(begin)

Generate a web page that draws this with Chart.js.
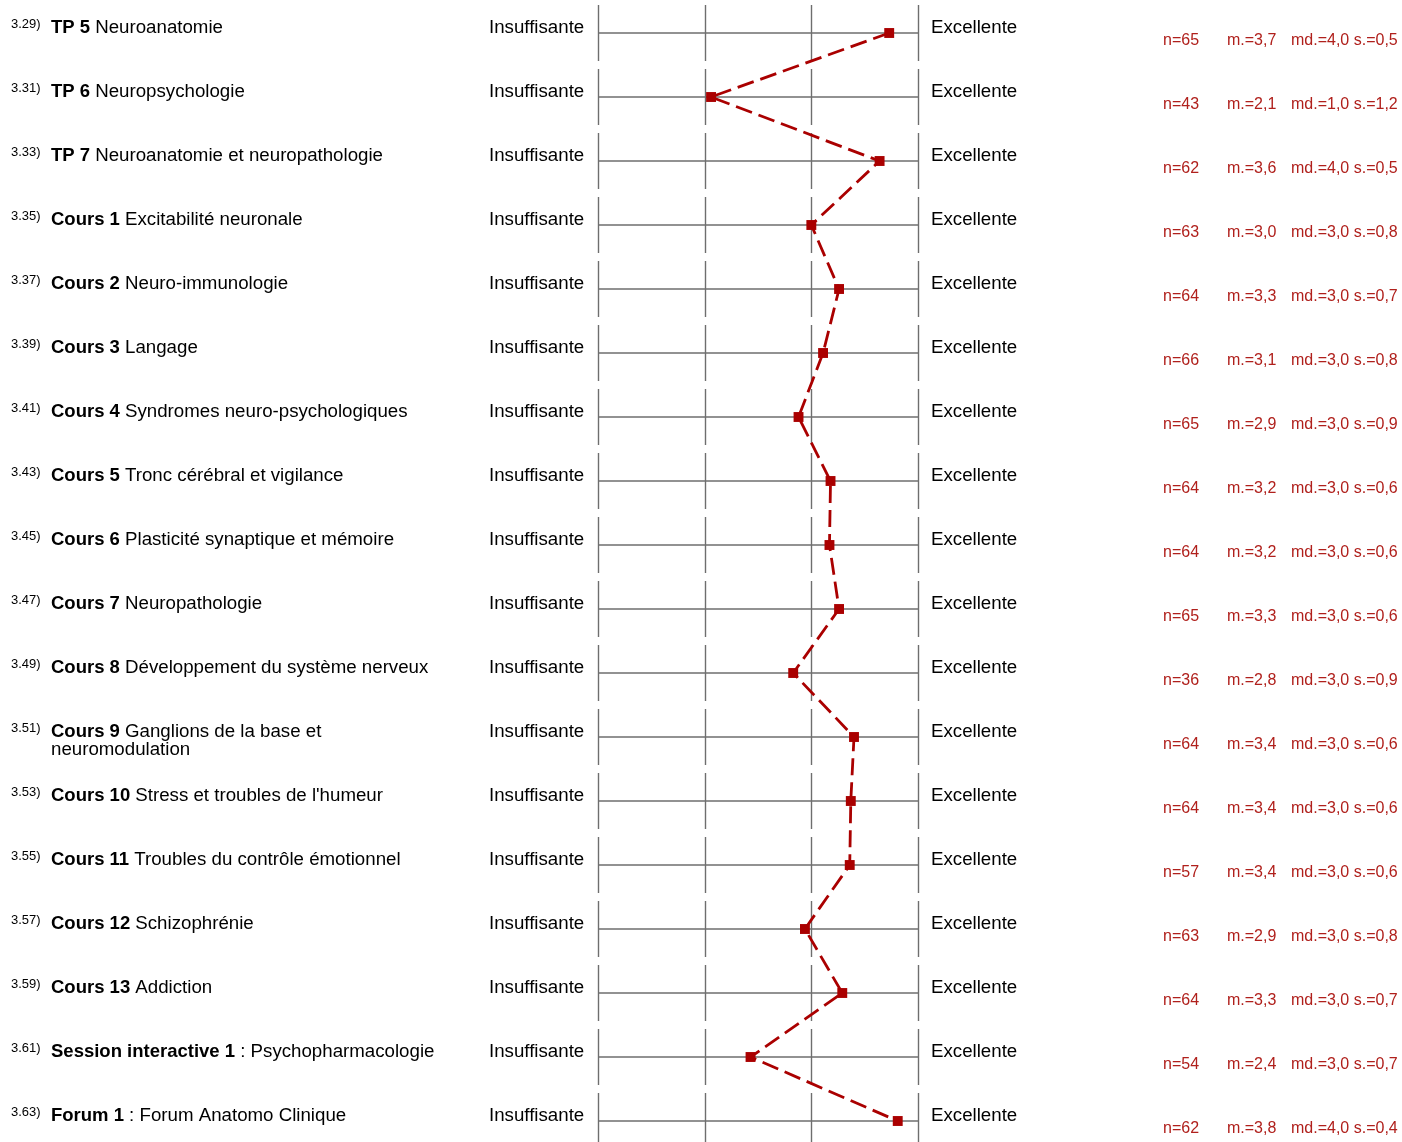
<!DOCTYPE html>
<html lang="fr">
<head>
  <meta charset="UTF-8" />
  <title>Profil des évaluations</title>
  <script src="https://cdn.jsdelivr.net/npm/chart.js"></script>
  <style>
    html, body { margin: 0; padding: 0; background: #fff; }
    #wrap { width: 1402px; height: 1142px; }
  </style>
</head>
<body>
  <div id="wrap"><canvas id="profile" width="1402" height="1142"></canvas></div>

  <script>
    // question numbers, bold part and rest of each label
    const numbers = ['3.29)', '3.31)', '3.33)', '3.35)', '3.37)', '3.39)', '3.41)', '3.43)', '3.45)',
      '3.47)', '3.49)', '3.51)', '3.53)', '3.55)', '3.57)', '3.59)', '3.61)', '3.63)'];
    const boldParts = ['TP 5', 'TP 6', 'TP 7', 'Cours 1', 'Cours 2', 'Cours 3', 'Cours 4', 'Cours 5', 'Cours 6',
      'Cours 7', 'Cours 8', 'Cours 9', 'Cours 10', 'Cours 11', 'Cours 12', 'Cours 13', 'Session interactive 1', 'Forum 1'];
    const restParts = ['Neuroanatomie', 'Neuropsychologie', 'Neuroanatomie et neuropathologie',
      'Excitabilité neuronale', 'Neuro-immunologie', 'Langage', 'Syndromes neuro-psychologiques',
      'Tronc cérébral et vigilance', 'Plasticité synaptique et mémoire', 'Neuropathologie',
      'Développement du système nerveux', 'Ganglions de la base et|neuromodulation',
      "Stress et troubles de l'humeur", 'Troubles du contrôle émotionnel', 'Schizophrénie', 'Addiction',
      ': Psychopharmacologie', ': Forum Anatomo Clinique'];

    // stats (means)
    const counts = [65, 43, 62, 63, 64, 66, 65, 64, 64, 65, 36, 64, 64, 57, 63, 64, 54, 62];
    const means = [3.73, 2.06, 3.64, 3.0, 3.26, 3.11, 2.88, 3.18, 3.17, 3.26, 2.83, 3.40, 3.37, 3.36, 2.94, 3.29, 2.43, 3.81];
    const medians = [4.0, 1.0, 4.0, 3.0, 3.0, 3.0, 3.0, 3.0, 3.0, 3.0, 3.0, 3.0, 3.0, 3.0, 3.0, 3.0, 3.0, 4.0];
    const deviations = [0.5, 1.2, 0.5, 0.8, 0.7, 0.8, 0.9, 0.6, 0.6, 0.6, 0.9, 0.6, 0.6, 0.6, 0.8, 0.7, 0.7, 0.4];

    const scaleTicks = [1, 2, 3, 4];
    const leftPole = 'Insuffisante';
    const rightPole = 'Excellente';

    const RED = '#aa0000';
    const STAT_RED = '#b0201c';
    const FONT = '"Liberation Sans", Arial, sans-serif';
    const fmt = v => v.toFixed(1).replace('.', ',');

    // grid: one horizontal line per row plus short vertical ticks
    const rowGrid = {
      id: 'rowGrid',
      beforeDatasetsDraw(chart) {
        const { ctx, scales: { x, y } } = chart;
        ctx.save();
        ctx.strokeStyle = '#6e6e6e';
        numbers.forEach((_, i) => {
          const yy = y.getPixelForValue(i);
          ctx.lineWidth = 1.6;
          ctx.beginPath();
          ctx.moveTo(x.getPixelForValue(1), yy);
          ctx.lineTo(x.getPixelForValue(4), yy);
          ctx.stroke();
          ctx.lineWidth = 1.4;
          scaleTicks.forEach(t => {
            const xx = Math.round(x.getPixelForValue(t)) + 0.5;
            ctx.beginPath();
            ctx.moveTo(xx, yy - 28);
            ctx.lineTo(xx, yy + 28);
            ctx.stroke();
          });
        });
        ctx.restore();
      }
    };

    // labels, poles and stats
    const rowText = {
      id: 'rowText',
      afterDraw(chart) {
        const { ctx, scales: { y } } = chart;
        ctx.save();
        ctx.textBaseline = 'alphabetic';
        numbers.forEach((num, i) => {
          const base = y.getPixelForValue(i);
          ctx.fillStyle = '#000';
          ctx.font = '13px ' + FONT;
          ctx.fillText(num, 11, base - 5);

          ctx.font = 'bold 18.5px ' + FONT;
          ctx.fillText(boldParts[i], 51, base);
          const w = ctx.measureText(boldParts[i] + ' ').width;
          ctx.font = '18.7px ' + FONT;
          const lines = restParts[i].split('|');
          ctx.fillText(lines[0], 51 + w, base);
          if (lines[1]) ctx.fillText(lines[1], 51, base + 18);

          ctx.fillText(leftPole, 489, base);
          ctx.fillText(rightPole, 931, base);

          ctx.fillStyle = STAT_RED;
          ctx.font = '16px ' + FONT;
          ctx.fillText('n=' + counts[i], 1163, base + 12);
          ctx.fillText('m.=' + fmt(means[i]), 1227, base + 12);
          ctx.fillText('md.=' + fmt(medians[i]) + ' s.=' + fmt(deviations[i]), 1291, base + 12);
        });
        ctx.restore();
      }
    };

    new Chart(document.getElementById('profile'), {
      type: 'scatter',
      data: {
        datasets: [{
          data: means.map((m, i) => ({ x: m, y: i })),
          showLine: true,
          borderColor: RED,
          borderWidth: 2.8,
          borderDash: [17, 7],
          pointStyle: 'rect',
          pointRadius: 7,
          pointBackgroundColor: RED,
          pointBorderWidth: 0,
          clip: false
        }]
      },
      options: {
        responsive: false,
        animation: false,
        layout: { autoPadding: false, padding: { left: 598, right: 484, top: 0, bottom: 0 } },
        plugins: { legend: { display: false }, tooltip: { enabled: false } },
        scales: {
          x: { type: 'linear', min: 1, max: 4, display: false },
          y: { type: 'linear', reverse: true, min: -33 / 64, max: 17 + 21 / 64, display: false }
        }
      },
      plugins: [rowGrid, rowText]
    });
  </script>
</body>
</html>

(end)
(begin)

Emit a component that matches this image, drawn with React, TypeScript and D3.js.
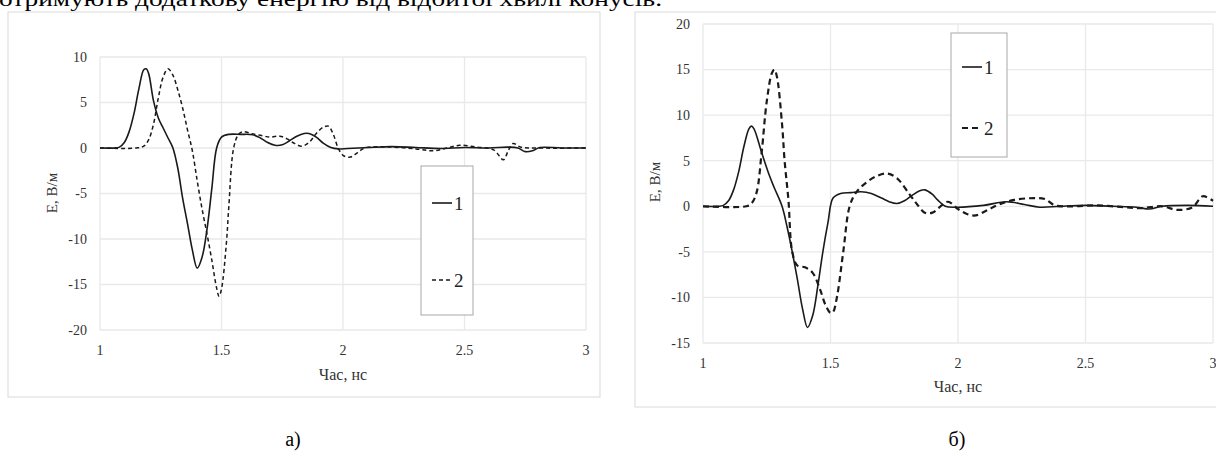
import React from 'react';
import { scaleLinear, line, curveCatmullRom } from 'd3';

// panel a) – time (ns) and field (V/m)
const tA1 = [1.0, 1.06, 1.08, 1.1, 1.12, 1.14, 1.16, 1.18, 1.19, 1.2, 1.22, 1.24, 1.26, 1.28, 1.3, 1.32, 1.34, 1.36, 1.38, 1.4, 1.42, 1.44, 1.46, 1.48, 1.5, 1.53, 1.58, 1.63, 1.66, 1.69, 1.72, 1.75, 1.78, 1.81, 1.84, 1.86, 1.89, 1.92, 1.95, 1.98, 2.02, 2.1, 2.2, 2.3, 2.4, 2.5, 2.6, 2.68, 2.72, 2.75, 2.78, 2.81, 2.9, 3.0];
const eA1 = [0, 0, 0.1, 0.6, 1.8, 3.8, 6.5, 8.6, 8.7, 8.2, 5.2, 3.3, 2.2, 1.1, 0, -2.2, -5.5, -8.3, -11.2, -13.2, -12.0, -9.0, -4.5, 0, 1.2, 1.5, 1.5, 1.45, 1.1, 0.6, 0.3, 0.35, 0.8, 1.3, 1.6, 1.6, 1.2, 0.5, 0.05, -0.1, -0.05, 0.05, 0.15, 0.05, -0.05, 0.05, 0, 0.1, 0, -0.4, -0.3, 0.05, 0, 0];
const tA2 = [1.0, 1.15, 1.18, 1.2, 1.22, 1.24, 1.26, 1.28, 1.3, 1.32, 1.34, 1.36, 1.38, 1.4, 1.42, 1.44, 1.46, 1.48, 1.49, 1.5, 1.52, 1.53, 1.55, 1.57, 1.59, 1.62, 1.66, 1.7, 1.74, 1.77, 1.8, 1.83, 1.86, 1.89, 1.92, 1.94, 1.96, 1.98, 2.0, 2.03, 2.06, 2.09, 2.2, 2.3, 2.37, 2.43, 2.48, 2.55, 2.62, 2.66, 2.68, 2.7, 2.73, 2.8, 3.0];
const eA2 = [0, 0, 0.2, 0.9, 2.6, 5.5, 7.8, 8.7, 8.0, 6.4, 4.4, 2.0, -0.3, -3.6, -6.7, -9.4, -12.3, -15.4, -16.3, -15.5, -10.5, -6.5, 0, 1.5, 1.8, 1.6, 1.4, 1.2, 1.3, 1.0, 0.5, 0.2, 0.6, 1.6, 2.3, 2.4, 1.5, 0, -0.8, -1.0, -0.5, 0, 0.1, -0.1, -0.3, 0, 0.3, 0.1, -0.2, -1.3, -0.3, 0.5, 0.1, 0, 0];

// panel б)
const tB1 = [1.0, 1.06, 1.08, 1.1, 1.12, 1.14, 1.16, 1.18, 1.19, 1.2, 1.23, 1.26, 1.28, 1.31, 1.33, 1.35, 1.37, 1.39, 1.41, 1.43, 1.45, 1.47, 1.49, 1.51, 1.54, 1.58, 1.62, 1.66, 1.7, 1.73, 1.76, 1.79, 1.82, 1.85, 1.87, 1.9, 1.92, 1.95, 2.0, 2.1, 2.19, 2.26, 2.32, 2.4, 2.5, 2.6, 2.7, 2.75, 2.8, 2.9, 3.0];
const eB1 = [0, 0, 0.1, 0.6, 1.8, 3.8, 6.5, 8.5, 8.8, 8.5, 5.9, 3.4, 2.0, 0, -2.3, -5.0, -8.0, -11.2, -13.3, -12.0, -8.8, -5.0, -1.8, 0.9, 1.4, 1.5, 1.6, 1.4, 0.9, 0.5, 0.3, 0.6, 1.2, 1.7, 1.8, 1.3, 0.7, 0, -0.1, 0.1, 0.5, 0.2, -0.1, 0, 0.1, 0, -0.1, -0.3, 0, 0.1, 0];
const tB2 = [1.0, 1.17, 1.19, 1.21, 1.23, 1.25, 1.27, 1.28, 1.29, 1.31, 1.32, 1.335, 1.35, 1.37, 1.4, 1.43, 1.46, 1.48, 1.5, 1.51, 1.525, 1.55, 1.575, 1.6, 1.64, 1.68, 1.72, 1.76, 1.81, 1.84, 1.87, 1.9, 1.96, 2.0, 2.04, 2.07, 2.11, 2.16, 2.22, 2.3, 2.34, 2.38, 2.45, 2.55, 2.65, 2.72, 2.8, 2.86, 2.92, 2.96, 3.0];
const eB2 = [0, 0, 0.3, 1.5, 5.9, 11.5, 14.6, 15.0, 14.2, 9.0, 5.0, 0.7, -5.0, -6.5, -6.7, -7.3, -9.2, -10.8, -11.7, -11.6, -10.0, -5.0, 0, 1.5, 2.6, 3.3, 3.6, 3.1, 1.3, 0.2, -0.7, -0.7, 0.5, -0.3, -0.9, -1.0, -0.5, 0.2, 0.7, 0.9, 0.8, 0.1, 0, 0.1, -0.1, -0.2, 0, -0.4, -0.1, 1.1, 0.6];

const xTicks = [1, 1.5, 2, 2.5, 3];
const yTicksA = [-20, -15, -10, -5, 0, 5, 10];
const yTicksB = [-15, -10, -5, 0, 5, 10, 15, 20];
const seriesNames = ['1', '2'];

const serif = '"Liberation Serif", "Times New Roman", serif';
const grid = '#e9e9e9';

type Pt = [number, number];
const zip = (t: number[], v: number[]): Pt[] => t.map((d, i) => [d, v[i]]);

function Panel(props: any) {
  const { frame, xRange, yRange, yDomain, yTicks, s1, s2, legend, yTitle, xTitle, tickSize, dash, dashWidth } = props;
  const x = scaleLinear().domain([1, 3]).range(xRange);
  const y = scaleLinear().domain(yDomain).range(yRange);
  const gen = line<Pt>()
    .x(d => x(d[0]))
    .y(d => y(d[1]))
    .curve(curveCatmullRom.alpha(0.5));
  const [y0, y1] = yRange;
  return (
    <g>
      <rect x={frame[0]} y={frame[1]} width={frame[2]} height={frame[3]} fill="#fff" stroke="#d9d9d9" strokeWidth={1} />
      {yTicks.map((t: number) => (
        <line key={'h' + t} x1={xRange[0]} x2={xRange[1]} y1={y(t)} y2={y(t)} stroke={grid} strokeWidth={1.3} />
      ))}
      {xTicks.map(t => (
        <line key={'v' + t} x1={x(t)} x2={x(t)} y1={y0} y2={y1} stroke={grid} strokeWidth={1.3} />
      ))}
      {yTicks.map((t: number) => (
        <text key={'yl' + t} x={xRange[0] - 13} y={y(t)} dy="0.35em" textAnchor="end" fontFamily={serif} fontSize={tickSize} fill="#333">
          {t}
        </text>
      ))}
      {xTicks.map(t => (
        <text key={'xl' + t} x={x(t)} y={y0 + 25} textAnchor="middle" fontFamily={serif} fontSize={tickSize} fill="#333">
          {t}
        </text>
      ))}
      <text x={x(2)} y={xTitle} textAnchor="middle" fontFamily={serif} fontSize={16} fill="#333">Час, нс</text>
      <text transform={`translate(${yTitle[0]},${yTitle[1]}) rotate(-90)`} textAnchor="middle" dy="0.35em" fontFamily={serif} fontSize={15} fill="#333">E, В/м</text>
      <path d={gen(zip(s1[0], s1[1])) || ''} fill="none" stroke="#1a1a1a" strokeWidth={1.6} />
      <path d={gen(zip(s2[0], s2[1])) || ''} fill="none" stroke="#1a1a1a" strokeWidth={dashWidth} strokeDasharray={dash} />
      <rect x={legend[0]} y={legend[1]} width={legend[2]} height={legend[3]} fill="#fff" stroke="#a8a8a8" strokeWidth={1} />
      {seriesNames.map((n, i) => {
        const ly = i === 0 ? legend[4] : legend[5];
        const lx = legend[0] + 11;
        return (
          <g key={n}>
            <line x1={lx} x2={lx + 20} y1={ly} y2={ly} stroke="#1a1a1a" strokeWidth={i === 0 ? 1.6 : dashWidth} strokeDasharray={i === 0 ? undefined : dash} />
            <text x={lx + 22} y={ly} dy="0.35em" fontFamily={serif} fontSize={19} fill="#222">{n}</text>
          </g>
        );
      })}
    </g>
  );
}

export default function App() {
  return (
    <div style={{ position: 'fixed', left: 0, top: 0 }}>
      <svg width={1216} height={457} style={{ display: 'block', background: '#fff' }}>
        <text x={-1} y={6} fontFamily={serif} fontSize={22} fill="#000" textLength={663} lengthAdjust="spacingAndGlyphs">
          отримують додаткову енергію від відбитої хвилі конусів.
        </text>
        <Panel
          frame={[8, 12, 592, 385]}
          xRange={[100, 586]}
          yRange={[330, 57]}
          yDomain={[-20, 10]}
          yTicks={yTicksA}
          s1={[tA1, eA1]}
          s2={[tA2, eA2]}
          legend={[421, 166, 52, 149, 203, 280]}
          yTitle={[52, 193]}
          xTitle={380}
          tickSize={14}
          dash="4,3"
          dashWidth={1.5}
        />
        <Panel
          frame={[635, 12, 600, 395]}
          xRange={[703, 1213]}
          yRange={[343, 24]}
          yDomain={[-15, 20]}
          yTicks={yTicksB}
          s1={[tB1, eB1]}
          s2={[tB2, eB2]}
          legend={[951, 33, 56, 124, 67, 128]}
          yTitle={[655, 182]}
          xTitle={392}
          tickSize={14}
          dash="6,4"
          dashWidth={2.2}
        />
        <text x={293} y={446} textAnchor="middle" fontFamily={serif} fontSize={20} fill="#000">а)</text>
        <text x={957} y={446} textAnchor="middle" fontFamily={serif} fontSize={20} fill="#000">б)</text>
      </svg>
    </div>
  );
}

(end)

__What is being asked__
Give again, word for word, only the lines starting at the line with "Emit a component" and ending at the line with "scaleLinear, line, curveCatmullRom", keeping both end lines; pictures stay out.

__Solution for this exercise__
Emit a component that matches this image, drawn with React, TypeScript and D3.js.
import React from 'react';
import { scaleLinear, line, curveCatmullRom } from 'd3';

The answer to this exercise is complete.